Great way to start the new year -- with the federal government closed for the day. (To commemorate the passing of our 38th president, recall Gerald Ford's space policy legacy.)

And while fed folks are off, let's talk about some of 'em behind their backs. How about NASA? Back in the day, nothing was cooler than NASA.

Now in The Space Review Jeff Foust picks up on an
AP article (published during the holiday news slow-down last week) that revisited a Dittmar survey of 18-24 year olds' attitudes toward the US space program. The survey revealed some serious apathy among the YouTube, Google, MySpace generation about manned spaceflight and NASA's vision.

Boomers were born loving the big civil space program. Times change. But good news for private space, as Jeff points out -- the survey found "while just over half thought NASA to be irrelevant to their lives, 61 percent found that space tourism and related 'NewSpace' ventures were relevant or very relevant to them."

As
Rand Simberg comments, "The public isn't looking for heroes in space. They want to be the heroes and heroines themselves. That's what the Utube revolution is all about."

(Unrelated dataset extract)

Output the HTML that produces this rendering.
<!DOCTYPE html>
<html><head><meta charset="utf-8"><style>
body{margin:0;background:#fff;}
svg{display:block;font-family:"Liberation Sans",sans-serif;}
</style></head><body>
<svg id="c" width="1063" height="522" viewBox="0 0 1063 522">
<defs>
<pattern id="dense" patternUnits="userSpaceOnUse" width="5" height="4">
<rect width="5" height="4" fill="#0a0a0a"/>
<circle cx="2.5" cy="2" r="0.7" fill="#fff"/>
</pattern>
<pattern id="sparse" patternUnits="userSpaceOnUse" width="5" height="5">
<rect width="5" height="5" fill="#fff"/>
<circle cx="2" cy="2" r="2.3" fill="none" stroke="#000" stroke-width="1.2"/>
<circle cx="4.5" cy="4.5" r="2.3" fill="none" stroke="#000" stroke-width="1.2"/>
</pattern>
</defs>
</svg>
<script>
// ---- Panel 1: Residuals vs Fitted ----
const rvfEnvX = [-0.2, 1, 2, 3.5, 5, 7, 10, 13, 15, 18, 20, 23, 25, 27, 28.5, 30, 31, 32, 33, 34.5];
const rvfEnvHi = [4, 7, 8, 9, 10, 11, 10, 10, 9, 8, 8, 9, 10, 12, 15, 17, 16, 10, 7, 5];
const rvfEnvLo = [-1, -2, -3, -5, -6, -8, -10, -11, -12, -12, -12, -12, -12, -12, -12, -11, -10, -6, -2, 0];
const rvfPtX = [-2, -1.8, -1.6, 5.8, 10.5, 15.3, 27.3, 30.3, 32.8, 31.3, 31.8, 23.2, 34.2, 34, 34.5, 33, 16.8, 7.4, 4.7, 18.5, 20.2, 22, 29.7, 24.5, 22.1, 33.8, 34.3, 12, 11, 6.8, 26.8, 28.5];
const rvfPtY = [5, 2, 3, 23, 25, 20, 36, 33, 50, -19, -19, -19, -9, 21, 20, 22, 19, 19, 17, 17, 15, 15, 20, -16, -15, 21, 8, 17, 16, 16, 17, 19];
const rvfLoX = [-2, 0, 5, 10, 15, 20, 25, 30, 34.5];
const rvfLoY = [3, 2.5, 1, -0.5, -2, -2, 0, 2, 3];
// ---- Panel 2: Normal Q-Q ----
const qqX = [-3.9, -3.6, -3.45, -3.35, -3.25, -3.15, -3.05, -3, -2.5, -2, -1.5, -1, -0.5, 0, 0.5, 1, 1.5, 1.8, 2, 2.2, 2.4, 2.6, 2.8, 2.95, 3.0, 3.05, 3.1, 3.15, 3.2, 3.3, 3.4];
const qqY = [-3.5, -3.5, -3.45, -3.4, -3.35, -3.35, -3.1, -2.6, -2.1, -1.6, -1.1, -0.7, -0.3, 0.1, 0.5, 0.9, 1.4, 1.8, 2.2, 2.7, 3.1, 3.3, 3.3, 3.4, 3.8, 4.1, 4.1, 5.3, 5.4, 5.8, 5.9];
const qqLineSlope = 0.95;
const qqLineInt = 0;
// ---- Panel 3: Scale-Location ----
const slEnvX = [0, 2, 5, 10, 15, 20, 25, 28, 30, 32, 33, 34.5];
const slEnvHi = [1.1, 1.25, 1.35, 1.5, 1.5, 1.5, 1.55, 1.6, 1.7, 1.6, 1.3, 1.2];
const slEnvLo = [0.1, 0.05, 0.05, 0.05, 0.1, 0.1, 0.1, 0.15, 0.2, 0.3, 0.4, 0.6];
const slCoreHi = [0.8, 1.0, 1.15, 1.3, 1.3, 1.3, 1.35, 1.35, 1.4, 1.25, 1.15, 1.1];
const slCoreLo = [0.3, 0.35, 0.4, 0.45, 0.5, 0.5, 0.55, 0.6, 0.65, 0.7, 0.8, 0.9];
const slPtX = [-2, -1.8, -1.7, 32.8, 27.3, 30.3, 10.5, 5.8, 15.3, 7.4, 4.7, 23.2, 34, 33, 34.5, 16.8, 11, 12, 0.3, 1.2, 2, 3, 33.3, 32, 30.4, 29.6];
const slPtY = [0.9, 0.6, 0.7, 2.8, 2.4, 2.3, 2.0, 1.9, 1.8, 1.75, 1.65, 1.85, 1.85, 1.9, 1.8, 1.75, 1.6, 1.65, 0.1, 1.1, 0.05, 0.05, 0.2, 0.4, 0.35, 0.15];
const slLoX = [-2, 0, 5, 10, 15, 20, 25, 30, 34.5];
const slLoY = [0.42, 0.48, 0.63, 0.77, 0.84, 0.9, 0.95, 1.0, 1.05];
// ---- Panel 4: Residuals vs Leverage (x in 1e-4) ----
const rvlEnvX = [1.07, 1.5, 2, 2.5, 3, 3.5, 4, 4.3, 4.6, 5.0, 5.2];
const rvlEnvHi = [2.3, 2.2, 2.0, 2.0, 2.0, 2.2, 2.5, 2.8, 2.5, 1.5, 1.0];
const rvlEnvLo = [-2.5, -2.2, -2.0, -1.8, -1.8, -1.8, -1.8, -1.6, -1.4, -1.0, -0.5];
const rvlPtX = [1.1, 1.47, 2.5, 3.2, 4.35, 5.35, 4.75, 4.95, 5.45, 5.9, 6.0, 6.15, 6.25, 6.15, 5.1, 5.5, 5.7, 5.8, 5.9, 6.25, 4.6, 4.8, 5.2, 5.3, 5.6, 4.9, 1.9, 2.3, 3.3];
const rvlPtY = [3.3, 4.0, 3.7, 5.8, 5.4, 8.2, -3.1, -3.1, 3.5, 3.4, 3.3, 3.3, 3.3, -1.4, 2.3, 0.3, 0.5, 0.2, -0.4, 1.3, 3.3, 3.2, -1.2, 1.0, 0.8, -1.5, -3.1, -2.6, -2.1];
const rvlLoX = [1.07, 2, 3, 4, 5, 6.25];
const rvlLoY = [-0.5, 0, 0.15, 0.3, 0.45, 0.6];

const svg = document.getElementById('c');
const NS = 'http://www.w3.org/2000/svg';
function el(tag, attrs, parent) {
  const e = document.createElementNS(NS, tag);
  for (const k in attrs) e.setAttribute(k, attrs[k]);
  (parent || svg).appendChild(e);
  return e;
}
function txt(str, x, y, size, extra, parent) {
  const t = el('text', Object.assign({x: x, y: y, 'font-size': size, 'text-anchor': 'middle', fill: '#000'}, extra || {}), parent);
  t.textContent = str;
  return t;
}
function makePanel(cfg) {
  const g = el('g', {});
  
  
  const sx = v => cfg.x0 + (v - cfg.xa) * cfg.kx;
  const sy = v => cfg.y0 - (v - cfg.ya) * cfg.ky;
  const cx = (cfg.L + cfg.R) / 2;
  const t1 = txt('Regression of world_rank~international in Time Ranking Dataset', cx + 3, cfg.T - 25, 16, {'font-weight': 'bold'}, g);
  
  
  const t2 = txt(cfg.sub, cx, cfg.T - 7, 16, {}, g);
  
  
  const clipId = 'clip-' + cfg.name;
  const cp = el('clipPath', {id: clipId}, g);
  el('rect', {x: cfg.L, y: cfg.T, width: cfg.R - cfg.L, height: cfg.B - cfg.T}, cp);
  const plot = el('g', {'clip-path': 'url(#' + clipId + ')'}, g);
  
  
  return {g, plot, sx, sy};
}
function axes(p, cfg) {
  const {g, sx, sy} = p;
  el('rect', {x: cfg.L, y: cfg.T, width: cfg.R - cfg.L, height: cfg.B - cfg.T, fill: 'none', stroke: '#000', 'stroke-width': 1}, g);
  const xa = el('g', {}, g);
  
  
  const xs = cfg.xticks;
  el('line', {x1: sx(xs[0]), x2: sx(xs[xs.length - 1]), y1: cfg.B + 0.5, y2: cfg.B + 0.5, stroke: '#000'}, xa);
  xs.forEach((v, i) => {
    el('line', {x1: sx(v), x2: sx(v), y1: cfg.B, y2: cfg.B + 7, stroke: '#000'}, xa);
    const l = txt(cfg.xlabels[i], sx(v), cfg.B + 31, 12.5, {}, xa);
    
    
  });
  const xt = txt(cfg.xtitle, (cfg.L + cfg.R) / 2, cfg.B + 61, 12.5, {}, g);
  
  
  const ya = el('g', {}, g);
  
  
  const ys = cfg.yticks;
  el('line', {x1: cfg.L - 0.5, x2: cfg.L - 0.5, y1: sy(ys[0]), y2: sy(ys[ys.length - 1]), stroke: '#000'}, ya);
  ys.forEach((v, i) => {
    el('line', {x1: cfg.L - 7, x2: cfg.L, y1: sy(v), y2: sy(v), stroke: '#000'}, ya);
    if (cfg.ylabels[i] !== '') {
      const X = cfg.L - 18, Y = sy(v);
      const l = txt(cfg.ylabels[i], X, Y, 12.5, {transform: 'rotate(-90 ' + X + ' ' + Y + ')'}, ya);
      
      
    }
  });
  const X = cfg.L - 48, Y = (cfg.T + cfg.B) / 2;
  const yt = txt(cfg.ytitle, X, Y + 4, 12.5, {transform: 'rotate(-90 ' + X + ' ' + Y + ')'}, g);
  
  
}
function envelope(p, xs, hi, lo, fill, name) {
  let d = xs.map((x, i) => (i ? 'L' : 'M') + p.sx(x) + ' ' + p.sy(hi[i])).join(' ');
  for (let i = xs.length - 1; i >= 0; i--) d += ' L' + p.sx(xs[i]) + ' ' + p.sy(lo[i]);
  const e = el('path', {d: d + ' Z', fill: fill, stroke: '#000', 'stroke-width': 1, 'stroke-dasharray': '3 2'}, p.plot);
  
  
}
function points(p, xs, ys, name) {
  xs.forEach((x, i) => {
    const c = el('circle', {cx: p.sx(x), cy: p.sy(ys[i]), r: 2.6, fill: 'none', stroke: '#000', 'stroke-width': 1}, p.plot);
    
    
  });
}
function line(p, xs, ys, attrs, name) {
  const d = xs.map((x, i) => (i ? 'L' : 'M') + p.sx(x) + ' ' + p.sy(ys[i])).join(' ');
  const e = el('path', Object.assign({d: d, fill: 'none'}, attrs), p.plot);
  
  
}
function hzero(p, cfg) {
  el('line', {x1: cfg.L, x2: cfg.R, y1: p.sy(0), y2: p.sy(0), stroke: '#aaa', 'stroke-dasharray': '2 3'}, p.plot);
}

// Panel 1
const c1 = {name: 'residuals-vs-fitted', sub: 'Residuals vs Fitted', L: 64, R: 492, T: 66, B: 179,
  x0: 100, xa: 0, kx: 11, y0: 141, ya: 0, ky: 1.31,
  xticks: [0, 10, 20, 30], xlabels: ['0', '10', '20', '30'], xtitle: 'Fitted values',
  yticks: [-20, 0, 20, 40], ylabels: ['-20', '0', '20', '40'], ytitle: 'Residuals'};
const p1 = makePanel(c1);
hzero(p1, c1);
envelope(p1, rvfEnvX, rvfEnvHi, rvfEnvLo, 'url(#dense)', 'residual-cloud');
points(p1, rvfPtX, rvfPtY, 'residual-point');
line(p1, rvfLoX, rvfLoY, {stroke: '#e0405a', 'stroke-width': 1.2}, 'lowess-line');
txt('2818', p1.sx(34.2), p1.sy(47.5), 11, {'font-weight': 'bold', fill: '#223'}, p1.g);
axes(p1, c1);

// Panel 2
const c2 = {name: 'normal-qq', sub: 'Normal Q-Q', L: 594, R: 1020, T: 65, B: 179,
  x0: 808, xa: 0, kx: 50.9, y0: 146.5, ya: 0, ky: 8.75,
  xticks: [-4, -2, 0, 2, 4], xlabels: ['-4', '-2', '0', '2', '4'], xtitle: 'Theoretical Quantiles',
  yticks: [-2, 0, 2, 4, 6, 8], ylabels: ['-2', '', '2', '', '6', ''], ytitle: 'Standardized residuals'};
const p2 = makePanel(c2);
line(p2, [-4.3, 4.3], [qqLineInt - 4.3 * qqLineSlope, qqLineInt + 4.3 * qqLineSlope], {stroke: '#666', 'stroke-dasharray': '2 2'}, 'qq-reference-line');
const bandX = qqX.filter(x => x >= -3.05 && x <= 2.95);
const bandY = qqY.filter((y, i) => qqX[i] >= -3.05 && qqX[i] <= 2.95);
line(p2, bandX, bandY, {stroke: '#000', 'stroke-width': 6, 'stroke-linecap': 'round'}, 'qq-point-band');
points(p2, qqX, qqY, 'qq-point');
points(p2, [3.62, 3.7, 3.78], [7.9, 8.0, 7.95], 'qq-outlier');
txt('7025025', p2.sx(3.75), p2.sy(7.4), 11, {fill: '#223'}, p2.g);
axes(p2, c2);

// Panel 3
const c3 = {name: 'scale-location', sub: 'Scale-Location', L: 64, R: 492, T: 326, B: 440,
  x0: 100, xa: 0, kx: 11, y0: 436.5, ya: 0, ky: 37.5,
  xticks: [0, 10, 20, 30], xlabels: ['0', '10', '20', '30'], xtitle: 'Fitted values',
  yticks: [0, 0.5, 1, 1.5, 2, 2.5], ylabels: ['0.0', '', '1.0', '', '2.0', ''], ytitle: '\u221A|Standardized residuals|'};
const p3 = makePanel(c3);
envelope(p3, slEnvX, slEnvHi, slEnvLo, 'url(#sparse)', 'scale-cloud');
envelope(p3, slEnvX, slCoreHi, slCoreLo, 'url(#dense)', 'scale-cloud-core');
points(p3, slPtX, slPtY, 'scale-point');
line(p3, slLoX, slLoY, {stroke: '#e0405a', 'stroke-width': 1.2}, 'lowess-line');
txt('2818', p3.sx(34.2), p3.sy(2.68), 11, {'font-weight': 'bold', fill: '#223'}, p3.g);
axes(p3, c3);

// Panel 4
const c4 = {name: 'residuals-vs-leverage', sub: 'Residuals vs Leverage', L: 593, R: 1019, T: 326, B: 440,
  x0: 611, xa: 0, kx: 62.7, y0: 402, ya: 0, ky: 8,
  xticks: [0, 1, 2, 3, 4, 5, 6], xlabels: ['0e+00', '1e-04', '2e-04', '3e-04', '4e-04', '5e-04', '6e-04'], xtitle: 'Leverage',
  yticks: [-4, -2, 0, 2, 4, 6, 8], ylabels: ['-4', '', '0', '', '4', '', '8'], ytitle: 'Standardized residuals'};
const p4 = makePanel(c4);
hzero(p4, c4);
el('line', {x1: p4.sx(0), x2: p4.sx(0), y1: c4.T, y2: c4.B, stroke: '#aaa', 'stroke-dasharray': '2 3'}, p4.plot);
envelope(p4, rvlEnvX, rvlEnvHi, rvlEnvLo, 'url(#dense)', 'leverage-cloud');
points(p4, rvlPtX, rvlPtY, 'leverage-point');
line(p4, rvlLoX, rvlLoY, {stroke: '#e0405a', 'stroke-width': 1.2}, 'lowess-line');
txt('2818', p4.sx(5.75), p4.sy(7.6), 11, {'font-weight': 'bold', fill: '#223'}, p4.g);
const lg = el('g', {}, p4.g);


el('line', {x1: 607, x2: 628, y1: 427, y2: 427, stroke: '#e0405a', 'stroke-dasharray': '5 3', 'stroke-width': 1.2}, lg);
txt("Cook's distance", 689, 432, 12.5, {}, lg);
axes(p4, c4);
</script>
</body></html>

Meanwhile, as the spin engineers at NASA grapple with the fact that it may be easier for the space agency to reach the moon and Mars than the hearts and minds of Generation Y, Alan Boyle overviews the
year in space 2006 (his article is subtitled, "America on the rise again, with boosts from Russia." Interesting.)

(And speaking of opinion surveys, here is
MSNBC's live vote of the top space story of 2006 and top trends of 2007.)

* * *
Image: Liftoff, Mercury-Redstone rocket carrying astronaut Alan Shepard, the first American in space, May 5,1961. Those were the days.